Pg. 343 of David Markson’s copy of Forces in Modern British Literature: 1885-1946 by William York Tindall:
On which Markson underlined parts of the following sentence about Joyce’s Finnagans Wake:
“Its subject is what is most important: man, woman, love, and children, death and resurrection, sin and repentance, sleeping and waking, and the preoccupations of modern man, time, space, relativity, flux, and the unconscious.”
—
“A hundred cares, a tithe of troubles, and is there one who understands me?”
A quote from Finnegans Wake.
That appears in Markson’s The Last Novel on pg. 187.
As Markson (on pg. 13 of his The Last Novel) describes Beckett describing Finnegans Wake:
“He is not writing about something; he is writing something.
Said Samuel Beckett re Joyce.”
Markson on Finnegans Wake in his study of Lowry (Malcolm Lowry’s Volcano: Myth Symbol Meaning, pgs. 3-4):
“Joyce more than one remarked, for example, that his identification with of Leopold Bloom with Odysseus occurred because the latter is literature’s ‘complete man.’ Yet Bloom is not Odysseus solely; almost as if in afterthought he is equated with the ghost of Hamlet’s father, or again with Christ. And it was through these ‘incidental’ parallels that Joyce took a clue from himself, as it were, in establishing the far more inclusive mythic scheme of Finnegans Wake. There we have no single predominating mythic analogy. The dreaming H. C. Earwicker is the legendary Irish figure Finn MacCool to be sure, but by deliberate extension he is an incalculable number of others from Moses to Dean Swift—‘Here Comes Everybody,’ as his initials proclaim. The concept remains immensely provocative: Any man’s myth increases me, for I am ‘Mankinde.’
But was Earwicker’s improbable dream necessary? Foregoing traditional chronology, much of contemporary writing demands to be read as we look at a mural: where individual stanzas or even lines may bear no immediate relationship to those nearest them, they hold their decisive, reflexive place in the whole when viewed spatially. Yet with a volume the length of Finnegans Wake, such perception requires a kind of intellectual peripheral vision. A perspective can certainly be achieved, nor does it cost that lifetime of dedication Joyce half-seriously asked of the ideal reader. Nonetheless Joyce’s own shifting focus begs the question: if the ‘multimythic’ richness of Finnegans Wake is what the novelist is after, must he cease to be novelist?
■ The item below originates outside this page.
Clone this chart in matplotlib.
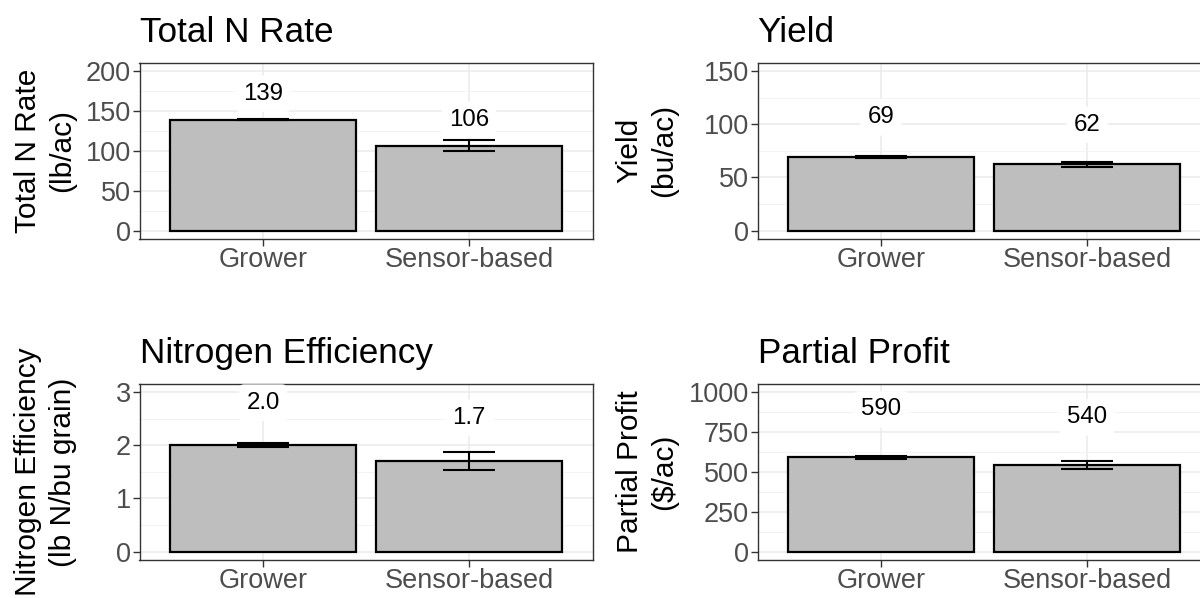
import matplotlib
matplotlib.use("Agg")
import matplotlib.pyplot as plt
import numpy as np

plt.rcParams['font.family'] = ['Liberation Sans', 'DejaVu Sans']

categories = ["Grower", "Sensor-based"]

n_rate = [139, 106.3]
n_rate_se = [0.6, 6.7]

yield_mean = [69.4, 62.4]
yield_se = [1.2, 2.2]

n_eff = [2.0, 1.71]
n_eff_se = [0.04, 0.17]

profit = [590, 540]
profit_se = [12, 25]

panels = [
    dict(title="Total N Rate", ylabel="Total N Rate\n(lb/ac)", vals=n_rate, se=n_rate_se,
         fmt="{:.0f}", ylim=(-10, 210), ticks=np.arange(0, 201, 50), minor=np.arange(25, 201, 50),
         off=32.5, pos=(0, 0)),
    dict(title="Yield", ylabel="Yield\n(bu/ac)", vals=yield_mean, se=yield_se,
         fmt="{:.0f}", ylim=(-7.5, 157.5), ticks=np.arange(0, 151, 50), minor=np.arange(25, 151, 50),
         off=37, pos=(0, 1)),
    dict(title="Nitrogen Efficiency", ylabel="Nitrogen Efficiency\n(lb N/bu grain)", vals=n_eff, se=n_eff_se,
         fmt="{:.1f}", ylim=(-0.15, 3.15), ticks=np.arange(0, 4, 1), minor=np.arange(0.5, 3.1, 1),
         off=0.8, pos=(1, 0)),
    dict(title="Partial Profit", ylabel="Partial Profit\n($/ac)", vals=profit, se=profit_se,
         fmt="{:.0f}", ylim=(-50, 1050), ticks=np.arange(0, 1001, 250), minor=np.arange(125, 1001, 250),
         off=300, pos=(1, 1)),
]

W, H = 1200, 598
fig = plt.figure(figsize=(W / 100, H / 100), dpi=100)
fig.patch.set_facecolor("white")

col_x = [139.5 / W, 757.5 / W]
row_y = [0.6008, 0.0640]
aw, ah = 453 / W, 0.294
label_x = [-0.139, -0.175]

x = np.arange(len(categories))
for p in panels:
    r, c = p["pos"]
    ax = fig.add_axes([col_x[c], row_y[r], aw, ah])
    ax.set_facecolor("white")
    ax.set_axisbelow(True)
    ax.set_xlim(-0.6, 1.6)
    ax.set_ylim(*p["ylim"])
    ax.set_yticks(p["ticks"])
    ax.set_yticks(p["minor"], minor=True)
    ax.set_xticks(x)
    ax.set_xticklabels(categories)
    ax.grid(True, which="major", color="#EBEBEB", linewidth=1.1)
    ax.grid(True, which="minor", axis="y", color="#F2F2F2", linewidth=0.6)
    ax.bar(x, p["vals"], width=0.9, color="#BEBEBE", edgecolor="black", linewidth=1.6, zorder=2)
    ax.errorbar(x, p["vals"], yerr=p["se"], fmt="none", ecolor="black", elinewidth=1.5,
                capsize=18.5, capthick=1.5, zorder=3)
    for xi, v in zip(x, p["vals"]):
        ax.text(xi, v + p["off"], p["fmt"].format(v), ha="center", va="center", fontsize=17.3,
                color="black", zorder=4,
                bbox=dict(boxstyle="round,pad=0.3,rounding_size=0.2", fc="white", ec="none"))
    for s in ax.spines.values():
        s.set_color("#333333")
        s.set_linewidth(1.0)
    ax.tick_params(axis="both", which="major", length=4.7, width=1.0, color="#333333",
                   labelcolor="#4D4D4D", labelsize=19.5, pad=1.5)
    ax.tick_params(axis="y", which="minor", length=0)
    ax.set_title(p["title"], loc="left", fontsize=25.3, pad=15.1, color="black")
    ax.set_ylabel(p["ylabel"], fontsize=21.5, color="black", linespacing=1.3)
    ax.yaxis.set_label_coords(label_x[c], 0.5)

fig.savefig("out.png", dpi=100, facecolor="white")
Can this wealth of prototypal allusion, which after all evokes nothing if not the essence of man’s creative tradition—which is man—be integrated into a fictional form that is itself traditional?
After Joyce, it can.”
Markson, on pg. 140 of his novel Reader’s Block, mentions Finnegans Wake in a reference to an explanation as to what the book (Reader’s Block) might be:
“Also in part a distant cousin innumerable times removed of A Skeleton Key to Finnegans Wake?
Obstinately cross-referential and of cryptic interconnective syntax in any case.”
Markson later says of This Is Not A Novel, on pg. 185 of This Is Not A Novel, when listening things that book might possibly be:
“Or even his synthetic personal Finnegans Wake, if Writer so decides.”
“It cannot be disguised from the reader that, however light and gay, this book is difficult.”
The above scan says before the part Markson underlined.
A hundred cares, a tithe of troubles, and is there one who understands me?